By Karl Terry, PNT Managing Editor
A half-hour before daylight Saturday on the prairie west of Milnesand, eight people waited in bleary-eyed anticipation for a look at the first lesser prairie chicken of the day.
“I think they’re still asleep,” one voice from the darkened passenger van spoke up.
A few minutes later a cackle could be heard outside the van signaling the arrival of the birds.
“It sounds like they’re laughing,” Sylvia Tazbir of Albuquerque whispered.
As the day dawned on the area where the van was parked on an abandoned oil and gas well pad, male prairie chickens began their mating dance on all sides of the van. Lifting tufts of feathers along the back of their necks that looked like ears and filling bright orange sacks with air, the birds stamped their feet and filled the air with an eery call.

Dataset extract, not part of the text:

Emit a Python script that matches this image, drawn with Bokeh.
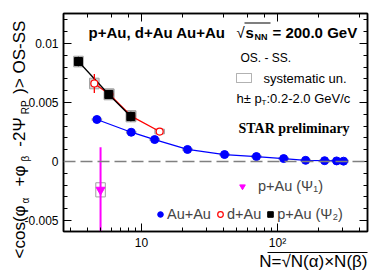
import math
from bokeh.plotting import figure
from bokeh.models import (Label, Span, BoxAnnotation, Legend, LegendItem, LinearAxis, LogAxis,
                          FixedTicker, PrintfTickFormatter, Range1d, LogTicker)
from bokeh.embed import file_html
from bokeh.resources import INLINE

# ---------------- data ----------------
auau_n = [4.7, 8.4, 12.5, 21.8, 40.8, 70, 111, 161, 222, 272, 306]
auau_v = [0.00356, 0.00248, 0.00186, 0.00102, 0.00059, 0.00042, 0.00025, 0.00010, 0.00007, 0.00005, 0.00003]
auau_sys = [0.0001] * 11

dau_n = [4.5, 5.8, 8.4, 13.6]
dau_v = [0.00661, 0.00570, 0.00385, 0.00254]
dau_err = [0.0008, 0.0002, 0.0003, 0.0001]
dau_sys = [0.00045, 0.00045, 0.00045, 0.0002]

pau2_n = [3.44, 5.75, 8.35]
pau2_v = [0.00847, 0.00568, 0.00381]
pau2_err = [0.0004, 0.0002, 0.0004]
pau2_sys = [0.00045, 0.00045, 0.00045]

pau1_n = [5.0]
pau1_v = [-0.0024]
pau1_err = [0.0036]
pau1_sys = [0.0006]

y_ticks = [-0.005, 0.0, 0.005, 0.01]

FONT = "Liberation Sans"
NB = "\u00a0"
# frame position on page
FL, FB, FR, FT = 63, 231, 367, 13
X_MIN, X_MAX = 2.67, 459

p = figure(width=382, height=274, x_axis_type="log",
           x_range=Range1d(X_MIN, X_MAX), y_range=Range1d(-0.00593, 0.01254),
           output_backend="svg", toolbar_location=None,
           min_border_left=FL, min_border_right=382 - FR, min_border_top=FT, min_border_bottom=274 - FB)
p.xgrid.visible = False
p.ygrid.visible = False
p.outline_line_color = "black"
p.outline_line_width = 1.5
p.background_fill_color = "white"

HW = 0.035  # half width of syst boxes in decades


def sysbox(ns, vs, ss, fill, line):
    p.quad(left=[n * 10 ** -HW for n in ns], right=[n * 10 ** HW for n in ns],
           bottom=[v - s for v, s in zip(vs, ss)], top=[v + s for v, s in zip(vs, ss)],
           fill_color=fill if fill else "white", fill_alpha=0.8 if fill else 0, line_color=line, line_width=1)


p.add_layout(Span(location=0, dimension="width", line_color="#808080", line_width=1.5, line_dash="12 5"))

sysbox(auau_n, auau_v, auau_sys, None, "#a0a0a0")
sysbox(dau_n, dau_v, dau_sys, "#c8c8c8", "#a0a0a0")
sysbox(pau2_n, pau2_v, pau2_sys, "#c8c8c8", "#a0a0a0")
sysbox(pau1_n, pau1_v, pau1_sys, None, "#a0a0a0")

p.line(auau_n, auau_v, line_color="#0000ff", line_width=1.3)
p.line(dau_n, dau_v, line_color="#ff0000", line_width=1.3)
p.line(pau2_n, pau2_v, line_color="black", line_width=1.3)

p.segment(x0=dau_n, x1=dau_n, y0=[v - e for v, e in zip(dau_v, dau_err)],
          y1=[v + e for v, e in zip(dau_v, dau_err)], line_color="#ff0000", line_width=1.3)
p.segment(x0=pau2_n, x1=pau2_n, y0=[v - e for v, e in zip(pau2_v, pau2_err)],
          y1=[v + e for v, e in zip(pau2_v, pau2_err)], line_color="black", line_width=1.3)
p.segment(x0=pau1_n, x1=pau1_n, y0=[v - e for v, e in zip(pau1_v, pau1_err)],
          y1=[v + e for v, e in zip(pau1_v, pau1_err)], line_color="#ff00ff", line_width=2)

r_auau = p.scatter(auau_n, auau_v, marker="circle", size=8, fill_color="#0000ff", line_color="#0000ff")
r_dau = p.scatter(dau_n, dau_v, marker="circle", size=7, fill_color="white", line_color="#ff0000", line_width=1.2)
r_pau2 = p.scatter(pau2_n, pau2_v, marker="square", size=8, fill_color="black", line_color="black")
r_pau1 = p.scatter(pau1_n, pau1_v, marker="inverted_triangle", size=9, fill_color="#ff00ff", line_color="#ff00ff")

# ---------------- axes ----------------
def style_axis(ax, labels=True):
    ax.major_tick_in = 8
    ax.major_tick_out = 0
    ax.minor_tick_in = 4
    ax.minor_tick_out = 0
    ax.axis_line_width = 1.5
    ax.major_tick_line_width = 1
    ax.minor_tick_line_width = 1
    ax.major_label_text_font = FONT
    ax.major_label_text_color = "black"
    if labels:
        ax.major_label_text_font_size = "12px"
    else:
        ax.major_label_text_font_size = "1px"
        ax.major_label_text_alpha = 0
        ax.major_label_standoff = 0
        ax.axis_label_standoff = 0


yt = FixedTicker(ticks=y_ticks, minor_ticks=[round(-0.006 + 0.001 * i, 4) for i in range(19)])
p.yaxis.ticker = yt
p.yaxis.formatter = PrintfTickFormatter(format="%g")
style_axis(p.yaxis[0])
p.yaxis.major_label_standoff = 5
style_axis(p.xaxis[0])
p.xaxis.major_label_overrides = {10: "10", 100: "10²"}
p.xaxis.major_label_standoff = 4

ra = LinearAxis(ticker=yt)
style_axis(ra, labels=False)
p.add_layout(ra, "right")
ta = LogAxis(ticker=LogTicker())
style_axis(ta, labels=False)
p.add_layout(ta, "above")

# overline of the square root in the x label: a bounded, tick-less axis line
ov = LogAxis(ticker=FixedTicker(ticks=[]), bounds=(84.4, X_MAX))
ov.major_tick_line_color = None
ov.minor_tick_line_color = None
ov.major_label_text_font_size = "1px"
ov.major_label_text_alpha = 0
ov.major_label_standoff = 0
ov.axis_label_standoff = 0
ov.axis_line_width = 1.2
ov.axis_line_color = "black"
p.add_layout(ov, "below")

# ---------------- text helpers ----------------
def lab(text, X, Y, size, bold=False, font=FONT, angle=0.0, align="left", baseline="middle", color="black"):
    p.add_layout(Label(x=X - FL, y=FB - Y, x_units="screen", y_units="screen", text=text,
                       text_font=font, text_font_size=f"{size}px",
                       text_font_style="bold" if bold else "normal", angle=angle,
                       text_align=align, text_baseline=baseline, text_color=color))


def side_lab(side, text, x, y, size, bold=False, angle=0.0, align="left", baseline="middle"):
    p.add_layout(Label(x=x, y=y, x_units="screen", y_units="screen", text=text,
                       text_font=FONT, text_font_size=f"{size}px",
                       text_font_style="bold" if bold else "normal", angle=angle,
                       text_align=align, text_baseline=baseline, text_color="black"), side)


def hbar(X0, X1, Y0, Y1, fill="black", line=None):
    p.add_layout(BoxAnnotation(left=X0 - FL, right=X1 - FL, top=FB - Y0, bottom=FB - Y1,
                               left_units="screen", right_units="screen",
                               top_units="screen", bottom_units="screen",
                               fill_color=fill if fill else "white", fill_alpha=1 if fill else 0,
                               line_color=line, line_width=1))


# header
lab("p+Au, d+Au Au+Au", 88, 32, 15, bold=True)
lab("√", 236, 32, 15)
lab("s", 245, 32, 15, bold=True)
lab("NN", 254, 36, 9, bold=True)
lab("= 200.0 GeV", 272, 32, 15, bold=True)
hbar(244, 270, 22, 23)

lab("OS. - SS.", 240, 57, 12)
hbar(236, 251, 73, 82, fill=None, line="black")
lab("systematic un.", 263, 78, 13)
lab("h± p", 236, 98, 13)
lab("T", 261, 102, 8)
lab(":0.2-2.0 GeV/c", 266, 98, 13)
lab("STAR preliminary", 238, 128, 14, bold=True, font="Liberation Serif")

# y label: main text in the left panel, subscripts in the right panel
A = math.pi / 2
ymain = "<cos(φ" + NB * 4 + "+φ" + NB * 4 + "-2Ψ" + NB * 5 + ")>" + NB + "OS-SS"
ysubs = "α" + NB * 13 + "β" + NB * 15 + "RP"
side_lab("left", ymain, 17, -27, 17, angle=A, baseline="alphabetic")
side_lab("right", ysubs, -342, 28, 10, angle=A, baseline="alphabetic")

# x label in the below panel (under the overline axis)
side_lab("below", "N=√N(α)×N(β)", 304, 10, 17, align="right")

# legends
common = dict(border_line_color=None, background_fill_alpha=0, padding=0, margin=0,
              glyph_width=14, glyph_height=14, label_text_font=FONT,
              label_text_font_size="14.5px", label_height=14, orientation="horizontal")
leg1 = Legend(items=[LegendItem(label="p+Au (Ψ₁)", renderers=[r_pau1])], location=(235 - FL, FB - 194),
              spacing=2, label_standoff=9, **common)
leg2 = Legend(items=[LegendItem(label="Au+Au", renderers=[r_auau]),
                     LegendItem(label="d+Au", renderers=[r_dau]),
                     LegendItem(label="p+Au (Ψ₂)", renderers=[r_pau2])],
              location=(153 - FL, FB - 222), spacing=2, label_standoff=0, **common)
p.add_layout(leg1)
p.add_layout(leg2)

open("out.html", "w").write(file_html(p, INLINE))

“Our hope is after people see these prairie chickens, they’ll be invested in conserving their future,” said Kevin Holladay of the New Mexico Department of Game and Fish. “Ultimately, that means we have to take care of the larger habitat and community.”
Holladay, who works in Santa Fe, was guiding visitors to the seventh annual High Plains Prairie Chicken Festival, an event sponsored by NMDGF, the Nature Conservancy, protection agency Grasslans and the people of the Milnesand community.
He said that one of the big problems facing lesser prairie chickens is that their populations, though spread out over five states, are isolated and there is no genetic flow among the groups. That, along with an alarming drop in their numbers several years ago, has made the lesser prairie chicken eligible to be listed as an endangered species, but so far that hasn’t happened.
Tish McDaniel of the Nature Conservancy says the festival accepts just 100 reservations each year, and each year it is sold out. She says every group that has gone out has seen prairie chickens. A variety of other activities are planned during the festival weekend, but it’s the chickens that people come to see.
“The first morning people are very apprehensive; they’re kind of nervous; they’re not sure what’s going to happen,” McDaniel said. “The minute you get them out there and they see birds, that stress level is gone.”